- [CHALLENGE]: Below are entries. Give back exactly the lines from the one containing "Output the Python" through the one containing "2.0, 2.1, 2.2, 2.3, 2.4, 2.5, 2.6, 2.7, 2.8, 2.9, 3.0]", inclusive, without the pictures.

- [DATASET RECORDS]:
────────────────────

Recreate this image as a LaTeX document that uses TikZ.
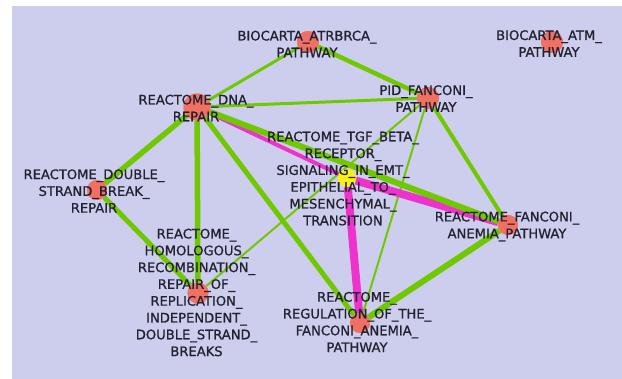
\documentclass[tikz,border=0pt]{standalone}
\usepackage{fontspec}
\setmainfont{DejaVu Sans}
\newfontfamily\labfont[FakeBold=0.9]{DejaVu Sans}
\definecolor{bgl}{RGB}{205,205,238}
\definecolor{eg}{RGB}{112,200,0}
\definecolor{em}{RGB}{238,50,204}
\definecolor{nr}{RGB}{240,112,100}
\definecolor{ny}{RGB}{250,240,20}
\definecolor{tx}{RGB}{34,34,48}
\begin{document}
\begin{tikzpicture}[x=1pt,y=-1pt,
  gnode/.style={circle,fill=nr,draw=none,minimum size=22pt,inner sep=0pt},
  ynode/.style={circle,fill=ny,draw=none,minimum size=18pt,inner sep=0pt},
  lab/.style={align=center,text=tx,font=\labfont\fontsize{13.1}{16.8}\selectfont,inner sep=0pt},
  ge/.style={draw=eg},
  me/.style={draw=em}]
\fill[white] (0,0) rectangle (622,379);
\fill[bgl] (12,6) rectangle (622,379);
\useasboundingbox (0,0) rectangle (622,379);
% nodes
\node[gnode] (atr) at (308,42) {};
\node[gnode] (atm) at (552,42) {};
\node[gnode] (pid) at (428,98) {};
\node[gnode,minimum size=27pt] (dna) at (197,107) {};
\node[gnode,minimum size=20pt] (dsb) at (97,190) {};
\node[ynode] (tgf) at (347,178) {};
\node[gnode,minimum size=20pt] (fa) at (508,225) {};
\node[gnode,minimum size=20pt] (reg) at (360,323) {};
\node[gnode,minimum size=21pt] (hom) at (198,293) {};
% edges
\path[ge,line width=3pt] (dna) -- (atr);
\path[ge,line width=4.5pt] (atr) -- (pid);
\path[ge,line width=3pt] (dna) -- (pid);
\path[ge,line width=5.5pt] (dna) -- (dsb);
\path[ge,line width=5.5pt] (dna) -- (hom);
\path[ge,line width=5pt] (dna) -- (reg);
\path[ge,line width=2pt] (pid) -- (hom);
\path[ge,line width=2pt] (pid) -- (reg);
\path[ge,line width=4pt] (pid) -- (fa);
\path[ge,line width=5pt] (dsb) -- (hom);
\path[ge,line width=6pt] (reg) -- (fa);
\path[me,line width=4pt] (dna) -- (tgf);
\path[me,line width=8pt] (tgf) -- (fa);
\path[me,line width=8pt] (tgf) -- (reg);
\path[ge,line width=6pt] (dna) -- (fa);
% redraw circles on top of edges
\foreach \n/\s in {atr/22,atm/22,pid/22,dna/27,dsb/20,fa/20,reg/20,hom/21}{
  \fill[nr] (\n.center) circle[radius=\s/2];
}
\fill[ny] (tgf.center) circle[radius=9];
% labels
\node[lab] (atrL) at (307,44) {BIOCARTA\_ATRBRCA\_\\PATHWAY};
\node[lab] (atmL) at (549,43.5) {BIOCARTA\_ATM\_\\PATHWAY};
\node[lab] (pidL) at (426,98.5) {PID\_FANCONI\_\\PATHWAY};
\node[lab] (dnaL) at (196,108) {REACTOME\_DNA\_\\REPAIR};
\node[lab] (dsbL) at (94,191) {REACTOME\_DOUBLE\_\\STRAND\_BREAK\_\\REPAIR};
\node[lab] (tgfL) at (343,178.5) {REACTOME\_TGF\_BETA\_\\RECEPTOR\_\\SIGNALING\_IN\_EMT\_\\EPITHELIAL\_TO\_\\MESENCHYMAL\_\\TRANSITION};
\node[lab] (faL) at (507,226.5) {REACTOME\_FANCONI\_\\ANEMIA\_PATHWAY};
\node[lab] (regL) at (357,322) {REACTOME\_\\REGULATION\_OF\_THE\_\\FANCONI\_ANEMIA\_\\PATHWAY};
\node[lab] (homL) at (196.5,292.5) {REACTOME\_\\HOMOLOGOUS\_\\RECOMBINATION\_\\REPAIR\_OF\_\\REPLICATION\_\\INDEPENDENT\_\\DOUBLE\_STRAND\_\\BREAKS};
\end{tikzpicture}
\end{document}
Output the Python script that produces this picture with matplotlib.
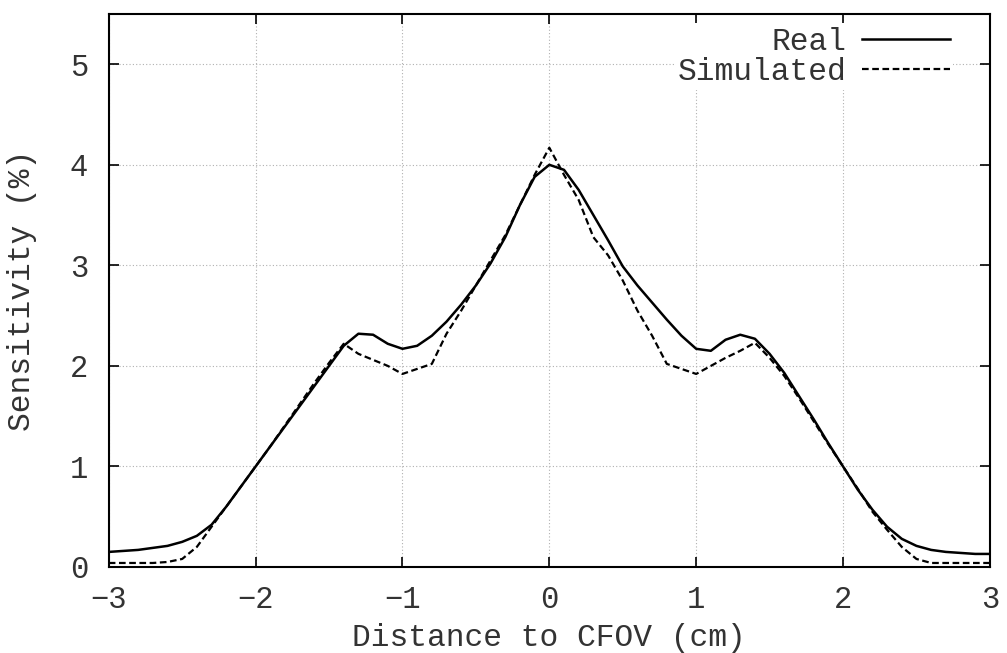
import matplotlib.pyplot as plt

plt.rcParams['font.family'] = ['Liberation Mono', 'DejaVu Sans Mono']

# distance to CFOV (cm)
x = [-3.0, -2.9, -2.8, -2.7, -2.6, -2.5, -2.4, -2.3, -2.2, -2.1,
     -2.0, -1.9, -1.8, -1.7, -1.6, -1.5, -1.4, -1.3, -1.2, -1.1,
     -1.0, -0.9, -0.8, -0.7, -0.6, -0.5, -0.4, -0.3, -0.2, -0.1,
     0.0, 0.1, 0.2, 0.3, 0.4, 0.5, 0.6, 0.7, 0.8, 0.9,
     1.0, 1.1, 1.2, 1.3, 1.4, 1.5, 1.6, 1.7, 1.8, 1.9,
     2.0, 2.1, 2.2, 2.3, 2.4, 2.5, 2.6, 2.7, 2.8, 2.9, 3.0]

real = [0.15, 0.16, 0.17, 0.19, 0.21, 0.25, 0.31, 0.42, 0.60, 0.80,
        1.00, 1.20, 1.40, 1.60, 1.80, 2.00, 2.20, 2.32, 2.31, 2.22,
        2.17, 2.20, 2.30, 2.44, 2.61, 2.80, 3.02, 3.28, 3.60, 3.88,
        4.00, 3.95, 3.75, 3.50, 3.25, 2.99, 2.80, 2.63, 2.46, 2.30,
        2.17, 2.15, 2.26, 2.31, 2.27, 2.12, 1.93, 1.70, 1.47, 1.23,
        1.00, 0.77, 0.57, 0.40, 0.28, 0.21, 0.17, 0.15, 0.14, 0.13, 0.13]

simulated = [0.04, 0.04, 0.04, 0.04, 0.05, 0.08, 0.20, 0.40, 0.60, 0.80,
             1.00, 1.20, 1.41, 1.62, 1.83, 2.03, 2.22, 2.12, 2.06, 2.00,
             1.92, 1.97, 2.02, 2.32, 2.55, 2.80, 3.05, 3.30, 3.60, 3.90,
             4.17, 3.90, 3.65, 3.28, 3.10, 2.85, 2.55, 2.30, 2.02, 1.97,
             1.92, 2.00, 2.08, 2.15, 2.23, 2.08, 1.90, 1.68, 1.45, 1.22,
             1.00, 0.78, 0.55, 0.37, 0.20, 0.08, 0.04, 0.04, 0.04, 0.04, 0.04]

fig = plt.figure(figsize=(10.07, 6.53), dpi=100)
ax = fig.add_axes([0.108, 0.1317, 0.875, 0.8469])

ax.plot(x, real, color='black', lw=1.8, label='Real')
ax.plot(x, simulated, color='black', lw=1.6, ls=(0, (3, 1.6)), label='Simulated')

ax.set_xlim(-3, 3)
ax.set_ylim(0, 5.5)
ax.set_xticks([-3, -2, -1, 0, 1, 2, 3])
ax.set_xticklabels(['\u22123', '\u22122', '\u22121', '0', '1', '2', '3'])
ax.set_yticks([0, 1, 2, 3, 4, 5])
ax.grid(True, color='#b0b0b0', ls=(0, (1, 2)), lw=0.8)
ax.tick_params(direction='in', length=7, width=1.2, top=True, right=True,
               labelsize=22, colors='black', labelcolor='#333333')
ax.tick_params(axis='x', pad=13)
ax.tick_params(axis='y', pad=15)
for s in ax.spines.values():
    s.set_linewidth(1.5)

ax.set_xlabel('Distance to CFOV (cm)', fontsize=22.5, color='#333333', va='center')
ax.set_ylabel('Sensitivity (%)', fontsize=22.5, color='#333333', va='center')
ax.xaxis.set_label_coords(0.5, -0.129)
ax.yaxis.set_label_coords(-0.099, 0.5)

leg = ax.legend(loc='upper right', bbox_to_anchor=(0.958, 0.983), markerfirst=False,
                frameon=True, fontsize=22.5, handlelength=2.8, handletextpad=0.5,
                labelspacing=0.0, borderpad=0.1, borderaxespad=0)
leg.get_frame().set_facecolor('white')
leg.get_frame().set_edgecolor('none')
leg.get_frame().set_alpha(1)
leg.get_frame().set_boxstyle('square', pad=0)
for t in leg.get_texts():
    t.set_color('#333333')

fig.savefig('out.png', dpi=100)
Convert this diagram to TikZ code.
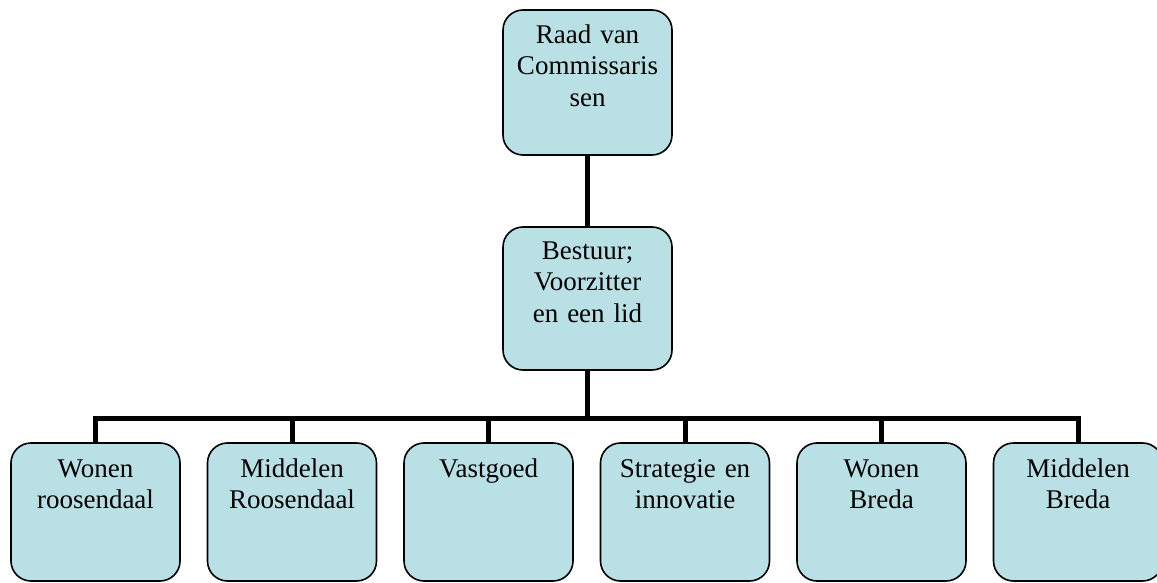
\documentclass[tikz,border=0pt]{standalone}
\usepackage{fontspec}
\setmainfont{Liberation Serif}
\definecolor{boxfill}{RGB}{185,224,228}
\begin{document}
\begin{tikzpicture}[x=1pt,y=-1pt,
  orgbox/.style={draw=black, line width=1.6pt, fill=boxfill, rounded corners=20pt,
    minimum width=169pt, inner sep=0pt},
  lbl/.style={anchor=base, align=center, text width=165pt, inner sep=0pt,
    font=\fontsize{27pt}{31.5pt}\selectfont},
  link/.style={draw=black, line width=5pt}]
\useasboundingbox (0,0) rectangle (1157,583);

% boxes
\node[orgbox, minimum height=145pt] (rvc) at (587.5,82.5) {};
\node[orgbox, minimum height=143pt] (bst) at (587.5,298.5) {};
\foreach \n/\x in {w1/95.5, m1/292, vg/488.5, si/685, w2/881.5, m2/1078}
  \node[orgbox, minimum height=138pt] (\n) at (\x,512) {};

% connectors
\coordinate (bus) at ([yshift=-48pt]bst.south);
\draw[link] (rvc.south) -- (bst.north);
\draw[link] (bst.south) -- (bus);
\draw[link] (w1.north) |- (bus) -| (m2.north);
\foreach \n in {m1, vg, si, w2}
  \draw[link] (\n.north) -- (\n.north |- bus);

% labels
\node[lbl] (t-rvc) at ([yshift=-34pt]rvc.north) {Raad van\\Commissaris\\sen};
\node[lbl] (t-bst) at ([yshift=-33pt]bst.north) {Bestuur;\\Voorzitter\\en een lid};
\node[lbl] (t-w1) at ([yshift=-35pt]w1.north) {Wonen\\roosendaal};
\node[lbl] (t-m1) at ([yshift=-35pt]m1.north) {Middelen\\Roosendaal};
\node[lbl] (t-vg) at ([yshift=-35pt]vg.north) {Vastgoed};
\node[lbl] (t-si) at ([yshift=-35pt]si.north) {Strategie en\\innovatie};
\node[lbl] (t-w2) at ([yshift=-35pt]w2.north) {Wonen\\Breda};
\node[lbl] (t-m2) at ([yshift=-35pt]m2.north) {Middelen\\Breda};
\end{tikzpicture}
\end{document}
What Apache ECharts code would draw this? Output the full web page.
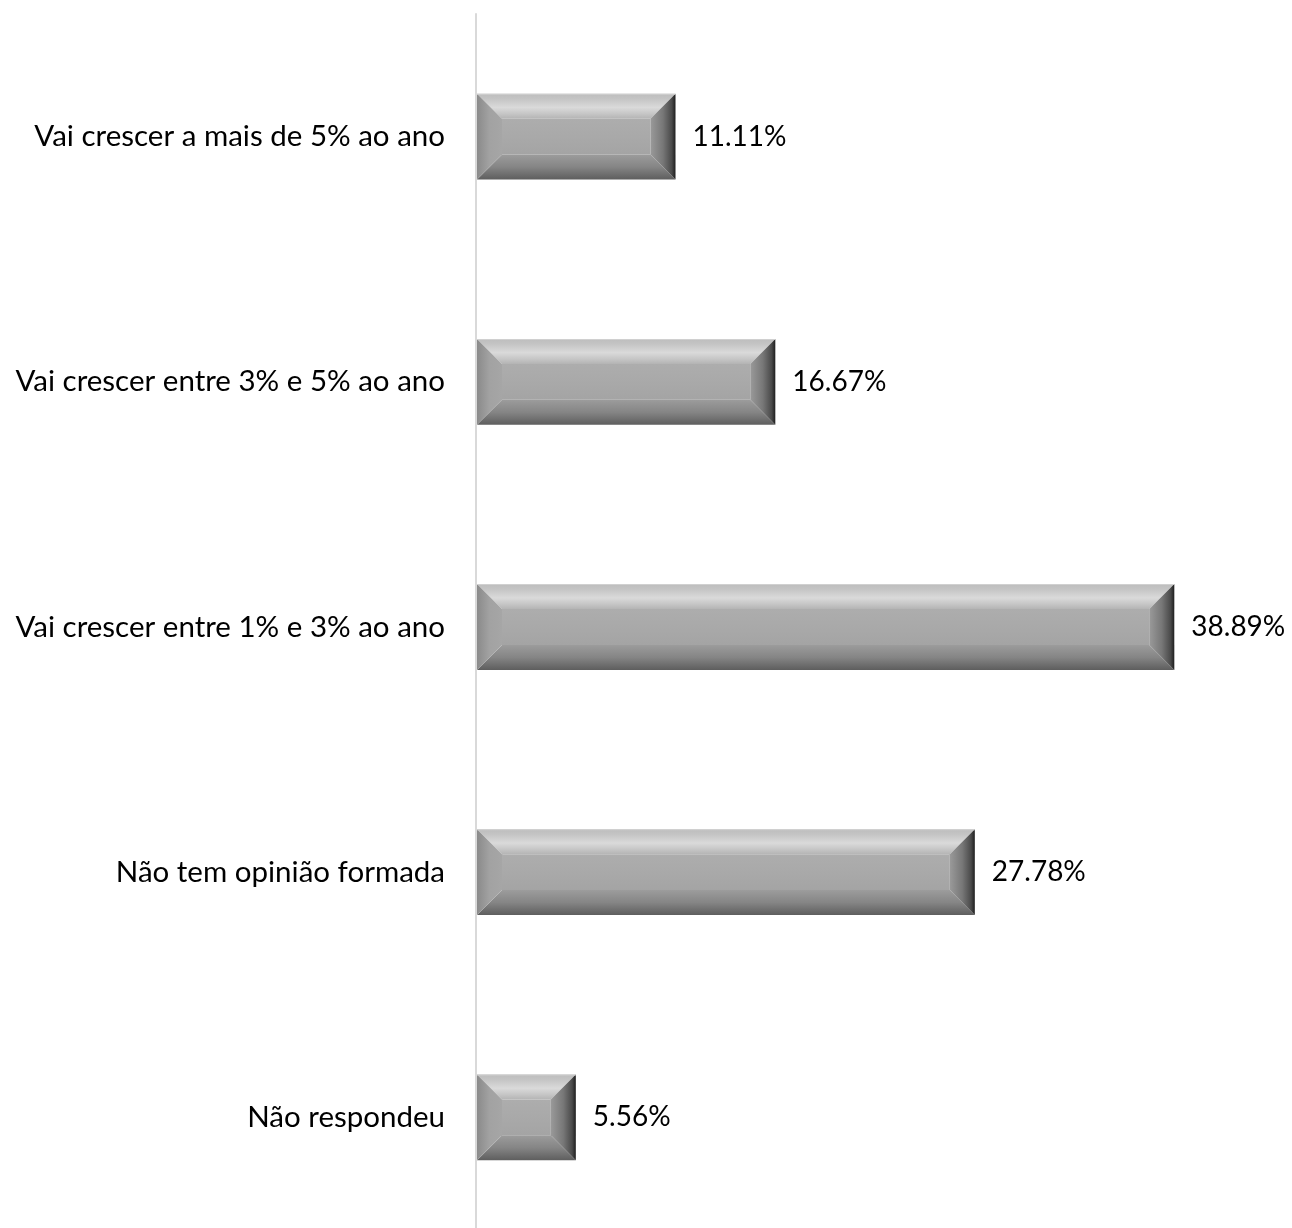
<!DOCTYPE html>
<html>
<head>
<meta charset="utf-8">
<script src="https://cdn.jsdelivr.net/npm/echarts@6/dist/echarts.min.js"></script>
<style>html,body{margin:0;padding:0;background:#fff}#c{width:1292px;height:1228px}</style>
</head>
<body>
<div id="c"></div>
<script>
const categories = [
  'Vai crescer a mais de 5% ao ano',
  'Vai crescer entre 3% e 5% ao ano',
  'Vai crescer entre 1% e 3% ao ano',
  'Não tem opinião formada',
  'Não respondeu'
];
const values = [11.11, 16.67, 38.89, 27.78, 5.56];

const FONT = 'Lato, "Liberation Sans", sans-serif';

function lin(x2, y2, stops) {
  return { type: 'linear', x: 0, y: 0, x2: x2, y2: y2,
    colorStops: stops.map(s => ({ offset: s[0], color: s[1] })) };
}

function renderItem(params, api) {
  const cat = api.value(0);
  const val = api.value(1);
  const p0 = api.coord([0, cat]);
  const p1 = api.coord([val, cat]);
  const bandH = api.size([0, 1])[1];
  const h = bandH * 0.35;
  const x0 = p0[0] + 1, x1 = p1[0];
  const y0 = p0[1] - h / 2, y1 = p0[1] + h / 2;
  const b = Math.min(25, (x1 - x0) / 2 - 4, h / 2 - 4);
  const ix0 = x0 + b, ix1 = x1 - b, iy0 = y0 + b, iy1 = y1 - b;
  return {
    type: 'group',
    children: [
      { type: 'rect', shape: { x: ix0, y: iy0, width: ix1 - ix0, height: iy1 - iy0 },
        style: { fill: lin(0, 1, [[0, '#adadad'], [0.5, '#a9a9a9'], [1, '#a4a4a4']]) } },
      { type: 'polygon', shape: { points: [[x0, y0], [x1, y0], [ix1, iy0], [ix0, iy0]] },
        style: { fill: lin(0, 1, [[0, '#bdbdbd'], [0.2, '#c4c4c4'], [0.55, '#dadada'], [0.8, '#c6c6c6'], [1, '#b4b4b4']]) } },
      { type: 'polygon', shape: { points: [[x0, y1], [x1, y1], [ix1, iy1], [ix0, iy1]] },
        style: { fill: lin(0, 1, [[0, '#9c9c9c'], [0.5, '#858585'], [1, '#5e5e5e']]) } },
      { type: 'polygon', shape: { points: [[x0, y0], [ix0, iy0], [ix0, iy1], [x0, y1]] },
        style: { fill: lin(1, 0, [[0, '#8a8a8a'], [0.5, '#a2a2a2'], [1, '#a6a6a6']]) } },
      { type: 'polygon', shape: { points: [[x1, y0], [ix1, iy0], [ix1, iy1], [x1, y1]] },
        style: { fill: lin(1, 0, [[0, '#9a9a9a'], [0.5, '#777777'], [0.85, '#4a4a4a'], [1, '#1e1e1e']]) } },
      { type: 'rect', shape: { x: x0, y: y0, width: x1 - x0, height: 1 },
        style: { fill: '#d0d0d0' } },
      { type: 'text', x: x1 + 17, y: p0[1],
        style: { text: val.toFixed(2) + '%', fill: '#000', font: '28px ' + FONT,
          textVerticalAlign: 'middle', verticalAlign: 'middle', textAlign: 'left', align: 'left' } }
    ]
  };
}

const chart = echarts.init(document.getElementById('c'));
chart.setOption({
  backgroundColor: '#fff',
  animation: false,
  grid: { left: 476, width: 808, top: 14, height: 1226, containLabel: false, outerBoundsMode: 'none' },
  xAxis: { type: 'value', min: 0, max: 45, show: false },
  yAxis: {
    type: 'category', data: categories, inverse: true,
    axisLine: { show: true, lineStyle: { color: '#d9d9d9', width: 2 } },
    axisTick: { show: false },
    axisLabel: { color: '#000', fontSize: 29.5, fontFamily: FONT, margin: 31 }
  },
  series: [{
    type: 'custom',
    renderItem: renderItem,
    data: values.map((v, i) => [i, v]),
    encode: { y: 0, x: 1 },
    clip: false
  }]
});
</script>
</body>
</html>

────────────────────

- [TASK RESPONSE]:
Output the Python script that produces this picture with matplotlib.
import matplotlib.pyplot as plt

plt.rcParams['font.family'] = ['Liberation Mono', 'DejaVu Sans Mono']

# distance to CFOV (cm)
x = [-3.0, -2.9, -2.8, -2.7, -2.6, -2.5, -2.4, -2.3, -2.2, -2.1,
     -2.0, -1.9, -1.8, -1.7, -1.6, -1.5, -1.4, -1.3, -1.2, -1.1,
     -1.0, -0.9, -0.8, -0.7, -0.6, -0.5, -0.4, -0.3, -0.2, -0.1,
     0.0, 0.1, 0.2, 0.3, 0.4, 0.5, 0.6, 0.7, 0.8, 0.9,
     1.0, 1.1, 1.2, 1.3, 1.4, 1.5, 1.6, 1.7, 1.8, 1.9,
     2.0, 2.1, 2.2, 2.3, 2.4, 2.5, 2.6, 2.7, 2.8, 2.9, 3.0]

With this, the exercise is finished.